§ Information provided:
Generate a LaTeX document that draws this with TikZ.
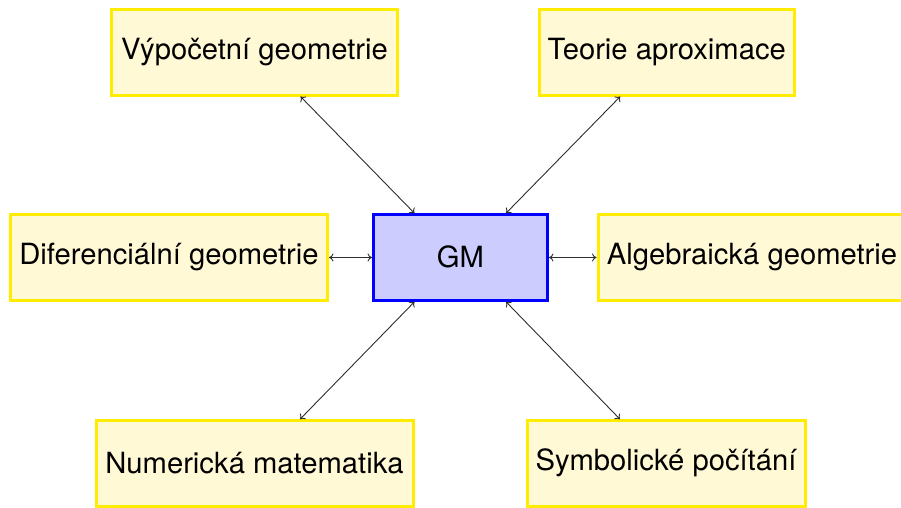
\documentclass[tikz,border=0pt]{standalone}
\usepackage{fontspec}
\setmainfont{TeX Gyre Heros}
\usetikzlibrary{arrows.meta}
\definecolor{boxyellow}{RGB}{255,236,0}
\definecolor{boxfill}{RGB}{255,249,214}
\definecolor{gmblue}{RGB}{0,0,255}
\definecolor{gmfill}{RGB}{204,204,255}
\definecolor{connc}{RGB}{45,45,45}
\tikzset{
  topic/.style={draw=boxyellow, fill=boxfill, line width=3pt, inner sep=0pt,
    minimum height=85.5pt, text height=21pt, font=\fontsize{29.2}{34}\selectfont},
  core/.style={draw=gmblue, fill=gmfill, line width=3pt, inner sep=0pt,
    minimum height=85.5pt, minimum width=174pt, text height=21pt, font=\fontsize{29.2}{34}\selectfont},
  conn/.style={{To[length=4.5pt,width=8pt]}-{To[length=4.5pt,width=8pt]}, line width=0.9pt, draw=connc}
}
\begin{document}
\begin{tikzpicture}[x=1pt,y=-1pt]
\useasboundingbox (0,0) rectangle (901,507);
\node[topic, minimum width=286pt] (v) at (254.5,52.25) {Výpočetní geometrie};
\node[topic, minimum width=255.5pt] (t) at (666.75,52.25) {Teorie aproximace};
\node[topic, minimum width=317pt] (d) at (169,257.5) {Diferenciální geometrie};
\node[core] (g) at (460.5,257.5) {GM};
\node[topic, minimum width=308pt] (a) at (752,257.5) {Algebraická geometrie};
\node[topic, minimum width=317pt] (n) at (254.5,463.5) {Numerická matematika};
\node[topic, minimum width=278pt] (s) at (666,463.5) {Symbolické počítání};
\draw[conn] ([xshift=46pt]v.south) -- ([xshift=-46pt]g.north);
\draw[conn] ([xshift=-46.5pt]t.south) -- ([xshift=45.5pt]g.north);
\draw[conn] (d.east) -- (g.west);
\draw[conn] (g.east) -- (a.west);
\draw[conn] ([xshift=-46pt]g.south) -- ([xshift=45.5pt]n.north);
\draw[conn] ([xshift=45.5pt]g.south) -- ([xshift=-46pt]s.north);
\end{tikzpicture}
\end{document}
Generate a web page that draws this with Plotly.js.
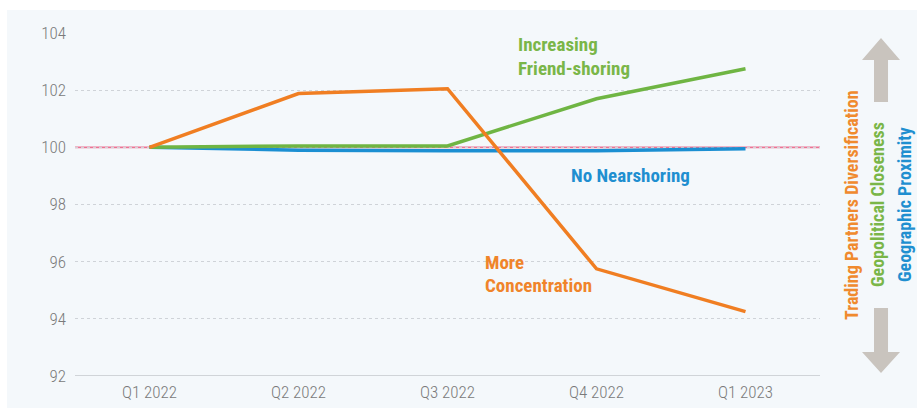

§ Instructions to follow: Transcribe every line from the records above without alteration, and leave out the images.

§ The reply:
Generate a LaTeX document that draws this with TikZ.
\documentclass[tikz,border=0pt]{standalone}
\usepackage{fontspec}
\setmainfont{TeX Gyre Heros}
\usetikzlibrary{arrows.meta}
\definecolor{boxyellow}{RGB}{255,236,0}
\definecolor{boxfill}{RGB}{255,249,214}
\definecolor{gmblue}{RGB}{0,0,255}
\definecolor{gmfill}{RGB}{204,204,255}
\definecolor{connc}{RGB}{45,45,45}
\tikzset{
  topic/.style={draw=boxyellow, fill=boxfill, line width=3pt, inner sep=0pt,
    minimum height=85.5pt, text height=21pt, font=\fontsize{29.2}{34}\selectfont},
  core/.style={draw=gmblue, fill=gmfill, line width=3pt, inner sep=0pt,
    minimum height=85.5pt, minimum width=174pt, text height=21pt, font=\fontsize{29.2}{34}\selectfont},
  conn/.style={{To[length=4.5pt,width=8pt]}-{To[length=4.5pt,width=8pt]}, line width=0.9pt, draw=connc}
}
\begin{document}
\begin{tikzpicture}[x=1pt,y=-1pt]
\useasboundingbox (0,0) rectangle (901,507);
\node[topic, minimum width=286pt] (v) at (254.5,52.25) {Výpočetní geometrie};
\node[topic, minimum width=255.5pt] (t) at (666.75,52.25) {Teorie aproximace};
\node[topic, minimum width=317pt] (d) at (169,257.5) {Diferenciální geometrie};
\node[core] (g) at (460.5,257.5) {GM};
\node[topic, minimum width=308pt] (a) at (752,257.5) {Algebraická geometrie};
\node[topic, minimum width=317pt] (n) at (254.5,463.5) {Numerická matematika};
\node[topic, minimum width=278pt] (s) at (666,463.5) {Symbolické počítání};
\draw[conn] ([xshift=46pt]v.south) -- ([xshift=-46pt]g.north);
\draw[conn] ([xshift=-46.5pt]t.south) -- ([xshift=45.5pt]g.north);
\draw[conn] (d.east) -- (g.west);
\draw[conn] (g.east) -- (a.west);
\draw[conn] ([xshift=-46pt]g.south) -- ([xshift=45.5pt]n.north);
\draw[conn] ([xshift=45.5pt]g.south) -- ([xshift=-46pt]s.north);
\end{tikzpicture}
\end{document}
Generate a web page that draws this with Plotly.js.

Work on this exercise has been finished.